__Exercise description__: Reproduce the full listing below unchanged, apart from the pictures.

__Information supplied__:
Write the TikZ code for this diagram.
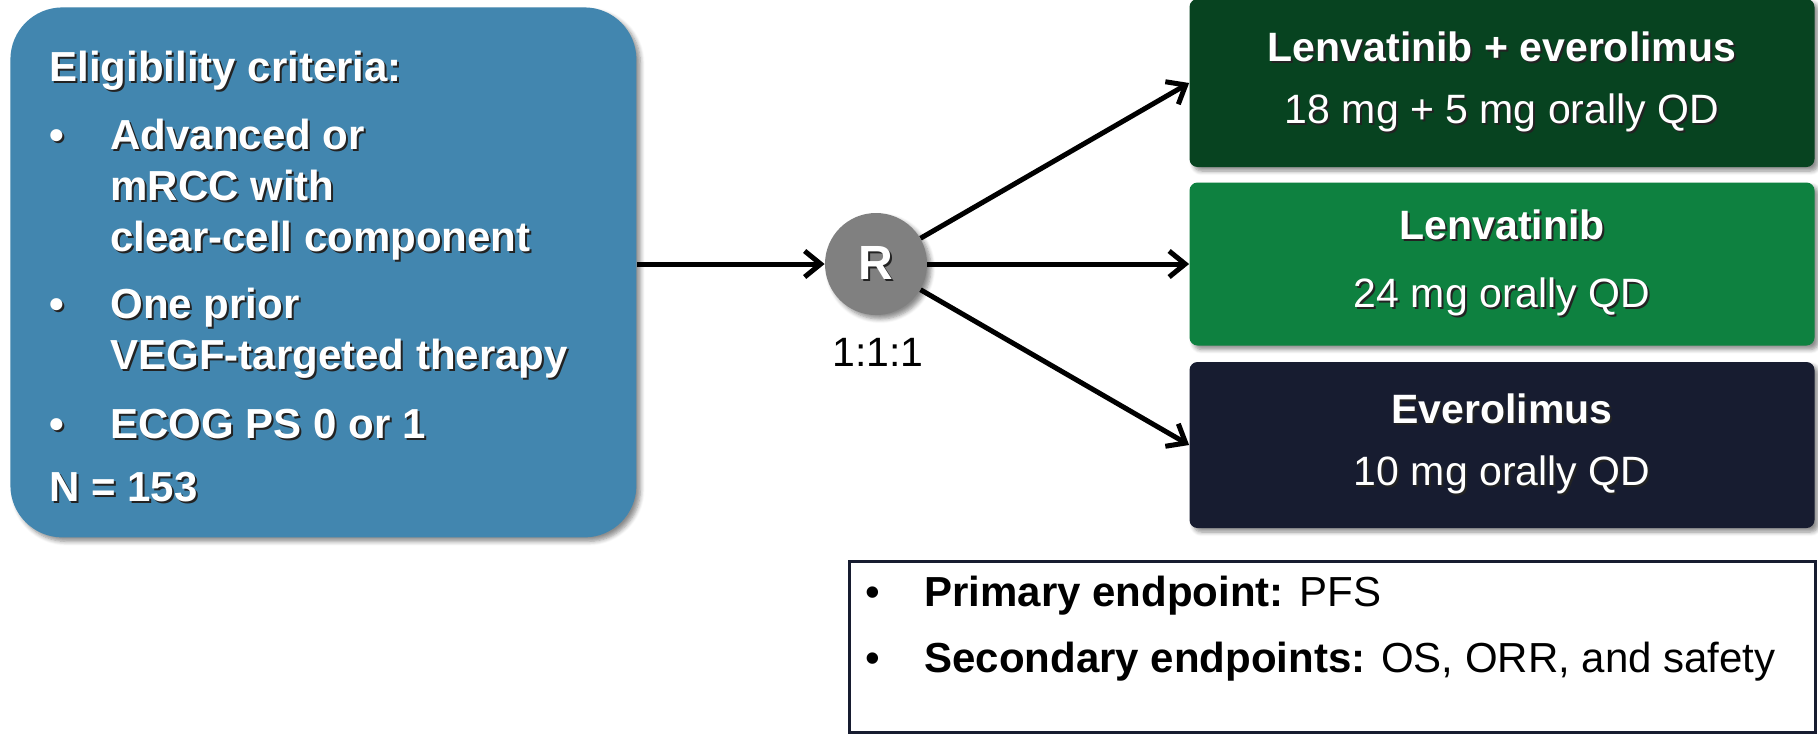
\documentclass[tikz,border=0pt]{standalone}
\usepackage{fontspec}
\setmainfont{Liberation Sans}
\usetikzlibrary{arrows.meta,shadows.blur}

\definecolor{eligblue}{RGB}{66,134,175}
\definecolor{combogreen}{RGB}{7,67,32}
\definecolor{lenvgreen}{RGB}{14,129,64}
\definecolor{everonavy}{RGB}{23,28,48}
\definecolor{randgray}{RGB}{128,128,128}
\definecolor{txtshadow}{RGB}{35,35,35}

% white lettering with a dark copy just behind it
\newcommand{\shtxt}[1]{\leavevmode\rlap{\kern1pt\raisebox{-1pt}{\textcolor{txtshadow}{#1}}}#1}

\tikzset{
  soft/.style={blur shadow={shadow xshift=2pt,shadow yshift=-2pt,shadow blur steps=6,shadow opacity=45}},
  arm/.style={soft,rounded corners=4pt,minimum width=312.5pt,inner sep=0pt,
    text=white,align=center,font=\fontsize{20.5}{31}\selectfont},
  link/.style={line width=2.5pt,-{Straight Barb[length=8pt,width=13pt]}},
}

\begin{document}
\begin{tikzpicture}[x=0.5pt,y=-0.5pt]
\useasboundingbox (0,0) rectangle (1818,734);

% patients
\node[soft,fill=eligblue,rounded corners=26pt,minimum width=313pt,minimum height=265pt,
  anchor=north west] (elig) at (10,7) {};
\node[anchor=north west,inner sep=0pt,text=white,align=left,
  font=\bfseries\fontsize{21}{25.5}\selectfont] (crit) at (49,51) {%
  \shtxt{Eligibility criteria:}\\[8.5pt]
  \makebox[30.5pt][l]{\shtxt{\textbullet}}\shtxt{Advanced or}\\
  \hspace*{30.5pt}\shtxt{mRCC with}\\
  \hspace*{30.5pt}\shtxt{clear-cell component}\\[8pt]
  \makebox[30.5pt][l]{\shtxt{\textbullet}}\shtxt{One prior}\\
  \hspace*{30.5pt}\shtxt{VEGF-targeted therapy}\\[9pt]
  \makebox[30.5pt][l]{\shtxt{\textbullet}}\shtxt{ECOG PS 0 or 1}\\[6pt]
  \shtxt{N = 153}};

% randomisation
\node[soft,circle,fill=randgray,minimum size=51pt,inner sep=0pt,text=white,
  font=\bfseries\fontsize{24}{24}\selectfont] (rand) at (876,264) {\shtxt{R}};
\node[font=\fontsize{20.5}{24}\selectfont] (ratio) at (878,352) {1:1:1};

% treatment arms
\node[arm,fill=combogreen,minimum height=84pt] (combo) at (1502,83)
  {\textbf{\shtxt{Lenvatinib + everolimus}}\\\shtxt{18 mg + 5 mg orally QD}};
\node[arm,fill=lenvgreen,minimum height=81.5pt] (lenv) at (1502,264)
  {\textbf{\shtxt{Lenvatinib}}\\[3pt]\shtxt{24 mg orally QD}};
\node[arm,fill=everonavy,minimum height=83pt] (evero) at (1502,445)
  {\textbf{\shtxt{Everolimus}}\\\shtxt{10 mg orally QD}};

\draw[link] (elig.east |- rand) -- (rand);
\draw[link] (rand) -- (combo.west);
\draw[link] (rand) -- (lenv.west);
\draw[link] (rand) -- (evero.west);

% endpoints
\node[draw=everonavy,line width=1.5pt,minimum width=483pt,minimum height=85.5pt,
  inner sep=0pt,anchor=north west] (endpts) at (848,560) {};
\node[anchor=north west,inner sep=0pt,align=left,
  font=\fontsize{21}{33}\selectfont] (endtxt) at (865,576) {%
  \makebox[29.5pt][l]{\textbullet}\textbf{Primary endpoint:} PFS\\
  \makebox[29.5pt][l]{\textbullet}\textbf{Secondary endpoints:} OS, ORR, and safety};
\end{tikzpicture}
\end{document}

__Exercise answer__:
Write the TikZ code for this diagram.
\documentclass[tikz,border=0pt]{standalone}
\usepackage{fontspec}
\setmainfont{Liberation Sans}
\usetikzlibrary{arrows.meta,shadows.blur}

\definecolor{eligblue}{RGB}{66,134,175}
\definecolor{combogreen}{RGB}{7,67,32}
\definecolor{lenvgreen}{RGB}{14,129,64}
\definecolor{everonavy}{RGB}{23,28,48}
\definecolor{randgray}{RGB}{128,128,128}
\definecolor{txtshadow}{RGB}{35,35,35}

% white lettering with a dark copy just behind it
\newcommand{\shtxt}[1]{\leavevmode\rlap{\kern1pt\raisebox{-1pt}{\textcolor{txtshadow}{#1}}}#1}

\tikzset{
  soft/.style={blur shadow={shadow xshift=2pt,shadow yshift=-2pt,shadow blur steps=6,shadow opacity=45}},
  arm/.style={soft,rounded corners=4pt,minimum width=312.5pt,inner sep=0pt,
    text=white,align=center,font=\fontsize{20.5}{31}\selectfont},
  link/.style={line width=2.5pt,-{Straight Barb[length=8pt,width=13pt]}},
}

\begin{document}
\begin{tikzpicture}[x=0.5pt,y=-0.5pt]
\useasboundingbox (0,0) rectangle (1818,734);

% patients
\node[soft,fill=eligblue,rounded corners=26pt,minimum width=313pt,minimum height=265pt,
  anchor=north west] (elig) at (10,7) {};
\node[anchor=north west,inner sep=0pt,text=white,align=left,
  font=\bfseries\fontsize{21}{25.5}\selectfont] (crit) at (49,51) {%
  \shtxt{Eligibility criteria:}\\[8.5pt]
  \makebox[30.5pt][l]{\shtxt{\textbullet}}\shtxt{Advanced or}\\
  \hspace*{30.5pt}\shtxt{mRCC with}\\
  \hspace*{30.5pt}\shtxt{clear-cell component}\\[8pt]
  \makebox[30.5pt][l]{\shtxt{\textbullet}}\shtxt{One prior}\\
  \hspace*{30.5pt}\shtxt{VEGF-targeted therapy}\\[9pt]
  \makebox[30.5pt][l]{\shtxt{\textbullet}}\shtxt{ECOG PS 0 or 1}\\[6pt]
  \shtxt{N = 153}};

% randomisation
\node[soft,circle,fill=randgray,minimum size=51pt,inner sep=0pt,text=white,
  font=\bfseries\fontsize{24}{24}\selectfont] (rand) at (876,264) {\shtxt{R}};
\node[font=\fontsize{20.5}{24}\selectfont] (ratio) at (878,352) {1:1:1};

% treatment arms
\node[arm,fill=combogreen,minimum height=84pt] (combo) at (1502,83)
  {\textbf{\shtxt{Lenvatinib + everolimus}}\\\shtxt{18 mg + 5 mg orally QD}};
\node[arm,fill=lenvgreen,minimum height=81.5pt] (lenv) at (1502,264)
  {\textbf{\shtxt{Lenvatinib}}\\[3pt]\shtxt{24 mg orally QD}};
\node[arm,fill=everonavy,minimum height=83pt] (evero) at (1502,445)
  {\textbf{\shtxt{Everolimus}}\\\shtxt{10 mg orally QD}};

\draw[link] (elig.east |- rand) -- (rand);
\draw[link] (rand) -- (combo.west);
\draw[link] (rand) -- (lenv.west);
\draw[link] (rand) -- (evero.west);

% endpoints
\node[draw=everonavy,line width=1.5pt,minimum width=483pt,minimum height=85.5pt,
  inner sep=0pt,anchor=north west] (endpts) at (848,560) {};
\node[anchor=north west,inner sep=0pt,align=left,
  font=\fontsize{21}{33}\selectfont] (endtxt) at (865,576) {%
  \makebox[29.5pt][l]{\textbullet}\textbf{Primary endpoint:} PFS\\
  \makebox[29.5pt][l]{\textbullet}\textbf{Secondary endpoints:} OS, ORR, and safety};
\end{tikzpicture}
\end{document}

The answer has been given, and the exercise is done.